**Information supplied:**
= = = = = = =

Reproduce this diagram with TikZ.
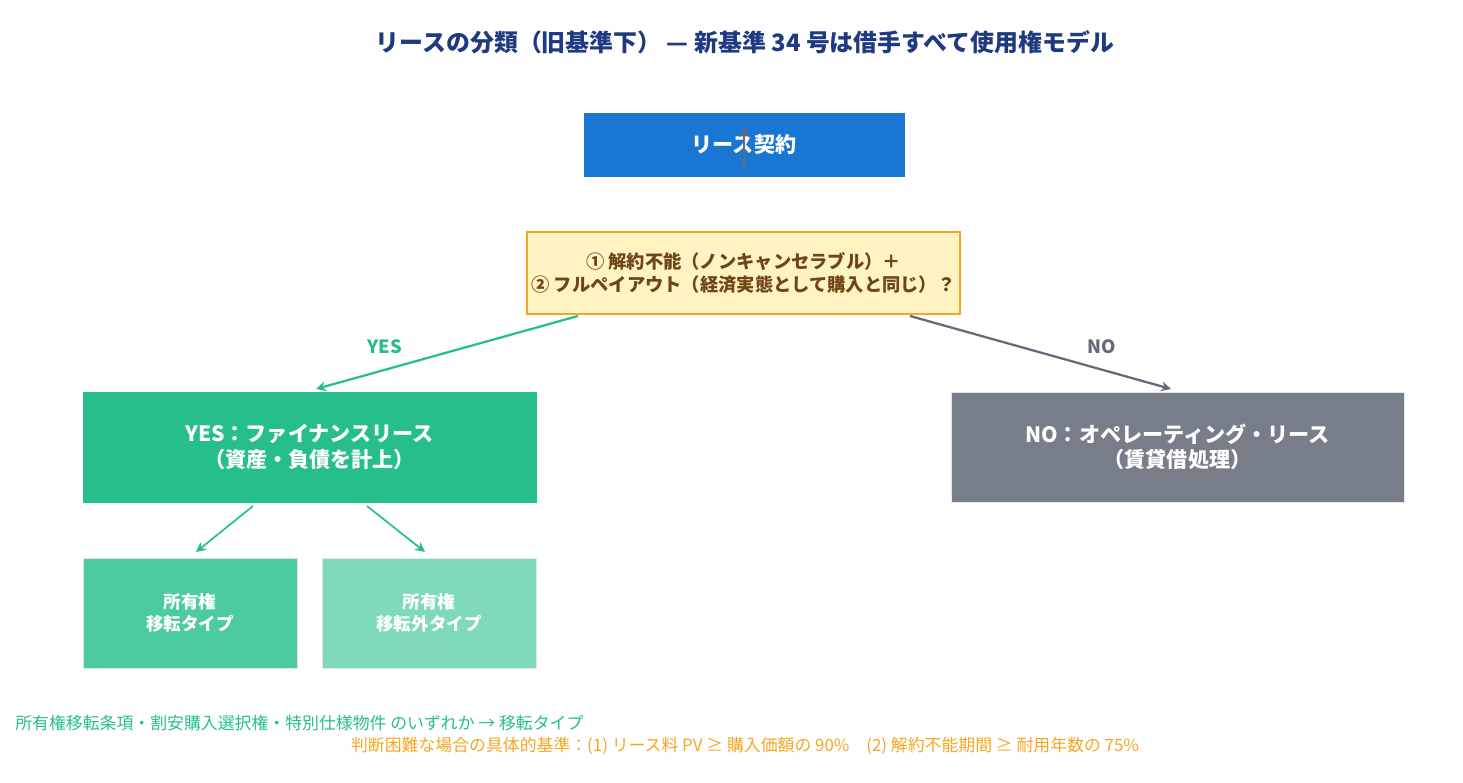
\documentclass[tikz,border=0pt]{standalone}
\usepackage{fontspec}
\setmainfont{Noto Sans CJK JP}
\usetikzlibrary{arrows.meta}
\definecolor{leaseNavy}{RGB}{31, 58, 128}
\definecolor{leaseBlue}{RGB}{25, 118, 210}
\definecolor{leaseCream}{RGB}{255, 243, 196}
\definecolor{leaseOrange}{RGB}{245, 166, 35}
\definecolor{leaseBrown}{RGB}{110, 70, 20}
\definecolor{leaseGreen}{RGB}{38, 191, 140}
\definecolor{leaseGreenMid}{RGB}{77, 203, 160}
\definecolor{leaseGreenLight}{RGB}{127, 217, 188}
\definecolor{leaseGray}{RGB}{120, 125, 138}
\definecolor{leaseArrowGray}{RGB}{100, 106, 120}
\tikzset{
  box/.style={draw=#1, fill=#1, text=white, font=\bfseries\fontsize{15}{18}\selectfont, align=center, inner sep=0pt},
  smallbox/.style={draw=black!10, fill=#1, text=white, font=\bfseries\fontsize{12.5}{16}\selectfont, align=center, inner sep=0pt, minimum width=5.35cm, minimum height=2.75cm},
  flow/.style={-{Stealth[length=7pt,width=7pt]}, line width=1.6pt}
}
\begin{document}
\begin{tikzpicture}[x=0.025cm, y=-0.025cm]
  \useasboundingbox (0,0) rectangle (1463,782);
  % Title
  \node[text=leaseNavy, font=\bfseries\fontsize{17}{20}\selectfont] (title) at (745,42) {リースの分類（旧基準下） — 新基準 34 号は借手すべて使用権モデル};

  % Boxes
  \node[box=leaseBlue, minimum width=8cm, minimum height=1.58cm] (lease) at (744,144.5) {リース契約};
  \node[draw=leaseOrange, line width=1.5pt, fill=leaseCream, text=leaseBrown, font=\bfseries\fontsize{13}{17}\selectfont, align=center, minimum width=10.8cm, minimum height=2.05cm] (test) at (743.5,273) {① 解約不能（ノンキャンセラブル）＋\\② フルペイアウト（経済実態として購入と同じ）？};
  \node[box=leaseGreen, minimum width=11.33cm, minimum height=2.75cm] (yes) at (309.5,447) {YES：ファイナンスリース\\（資産・負債を計上）};
  \node[box=leaseGray, draw=black!10, minimum width=11.33cm, minimum height=2.75cm] (no) at (1177.5,447) {NO：オペレーティング・リース\\（賃貸借処理）};
  \node[smallbox=leaseGreenMid] (transfer) at (190,613) {所有権\\移転タイプ};
  \node[smallbox=leaseGreenLight] (notransfer) at (429,613) {所有権\\移転外タイプ};

  % Arrows
  \draw[flow, leaseArrowGray] (lease.south) ++(0,-6) coordinate (a1) -- ++(0,-43);
  \draw[flow, leaseGreen] (578,316) -- (316,389);
  \draw[flow, leaseArrowGray] (910,316) -- (1171,389);
  \draw[flow, leaseGreen, line width=1.2pt] (253,506) -- (196,552);
  \draw[flow, leaseGreen, line width=1.2pt] (367,506) -- (425,552);
  \node[text=leaseGreen, font=\bfseries\fontsize{13}{15}\selectfont] (yeslbl) at (385,347) {YES};
  \node[text=leaseArrowGray, font=\bfseries\fontsize{13}{15}\selectfont] (nolbl) at (1102,347) {NO};

  % Notes
  \node[anchor=west, inner sep=0pt, text=leaseGreen, font=\fontsize{12}{14}\selectfont] (note1) at (15,723) {所有権移転条項・割安購入選択権・特別仕様物件 のいずれか → 移転タイプ};
  \node[inner sep=0pt, text=leaseOrange, font=\fontsize{12}{14}\selectfont] (note2) at (745,746) {判断困難な場合の具体的基準：(1) リース料 PV ≥ 購入価額の 90\%\quad (2) 解約不能期間 ≥ 耐用年数の 75\%};
\end{tikzpicture}
\end{document}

= = = = = = =

**Work to do:** Write out the data precisely as given, excluding the pictures.

**Output below:**
Reproduce this diagram with TikZ.
\documentclass[tikz,border=0pt]{standalone}
\usepackage{fontspec}
\setmainfont{Noto Sans CJK JP}
\usetikzlibrary{arrows.meta}
\definecolor{leaseNavy}{RGB}{31, 58, 128}
\definecolor{leaseBlue}{RGB}{25, 118, 210}
\definecolor{leaseCream}{RGB}{255, 243, 196}
\definecolor{leaseOrange}{RGB}{245, 166, 35}
\definecolor{leaseBrown}{RGB}{110, 70, 20}
\definecolor{leaseGreen}{RGB}{38, 191, 140}
\definecolor{leaseGreenMid}{RGB}{77, 203, 160}
\definecolor{leaseGreenLight}{RGB}{127, 217, 188}
\definecolor{leaseGray}{RGB}{120, 125, 138}
\definecolor{leaseArrowGray}{RGB}{100, 106, 120}
\tikzset{
  box/.style={draw=#1, fill=#1, text=white, font=\bfseries\fontsize{15}{18}\selectfont, align=center, inner sep=0pt},
  smallbox/.style={draw=black!10, fill=#1, text=white, font=\bfseries\fontsize{12.5}{16}\selectfont, align=center, inner sep=0pt, minimum width=5.35cm, minimum height=2.75cm},
  flow/.style={-{Stealth[length=7pt,width=7pt]}, line width=1.6pt}
}
\begin{document}
\begin{tikzpicture}[x=0.025cm, y=-0.025cm]
  \useasboundingbox (0,0) rectangle (1463,782);
  % Title
  \node[text=leaseNavy, font=\bfseries\fontsize{17}{20}\selectfont] (title) at (745,42) {リースの分類（旧基準下） — 新基準 34 号は借手すべて使用権モデル};

  % Boxes
  \node[box=leaseBlue, minimum width=8cm, minimum height=1.58cm] (lease) at (744,144.5) {リース契約};
  \node[draw=leaseOrange, line width=1.5pt, fill=leaseCream, text=leaseBrown, font=\bfseries\fontsize{13}{17}\selectfont, align=center, minimum width=10.8cm, minimum height=2.05cm] (test) at (743.5,273) {① 解約不能（ノンキャンセラブル）＋\\② フルペイアウト（経済実態として購入と同じ）？};
  \node[box=leaseGreen, minimum width=11.33cm, minimum height=2.75cm] (yes) at (309.5,447) {YES：ファイナンスリース\\（資産・負債を計上）};
  \node[box=leaseGray, draw=black!10, minimum width=11.33cm, minimum height=2.75cm] (no) at (1177.5,447) {NO：オペレーティング・リース\\（賃貸借処理）};
  \node[smallbox=leaseGreenMid] (transfer) at (190,613) {所有権\\移転タイプ};
  \node[smallbox=leaseGreenLight] (notransfer) at (429,613) {所有権\\移転外タイプ};

  % Arrows
  \draw[flow, leaseArrowGray] (lease.south) ++(0,-6) coordinate (a1) -- ++(0,-43);
  \draw[flow, leaseGreen] (578,316) -- (316,389);
  \draw[flow, leaseArrowGray] (910,316) -- (1171,389);
  \draw[flow, leaseGreen, line width=1.2pt] (253,506) -- (196,552);
  \draw[flow, leaseGreen, line width=1.2pt] (367,506) -- (425,552);
  \node[text=leaseGreen, font=\bfseries\fontsize{13}{15}\selectfont] (yeslbl) at (385,347) {YES};
  \node[text=leaseArrowGray, font=\bfseries\fontsize{13}{15}\selectfont] (nolbl) at (1102,347) {NO};

  % Notes
  \node[anchor=west, inner sep=0pt, text=leaseGreen, font=\fontsize{12}{14}\selectfont] (note1) at (15,723) {所有権移転条項・割安購入選択権・特別仕様物件 のいずれか → 移転タイプ};
  \node[inner sep=0pt, text=leaseOrange, font=\fontsize{12}{14}\selectfont] (note2) at (745,746) {判断困難な場合の具体的基準：(1) リース料 PV ≥ 購入価額の 90\%\quad (2) 解約不能期間 ≥ 耐用年数の 75\%};
\end{tikzpicture}
\end{document}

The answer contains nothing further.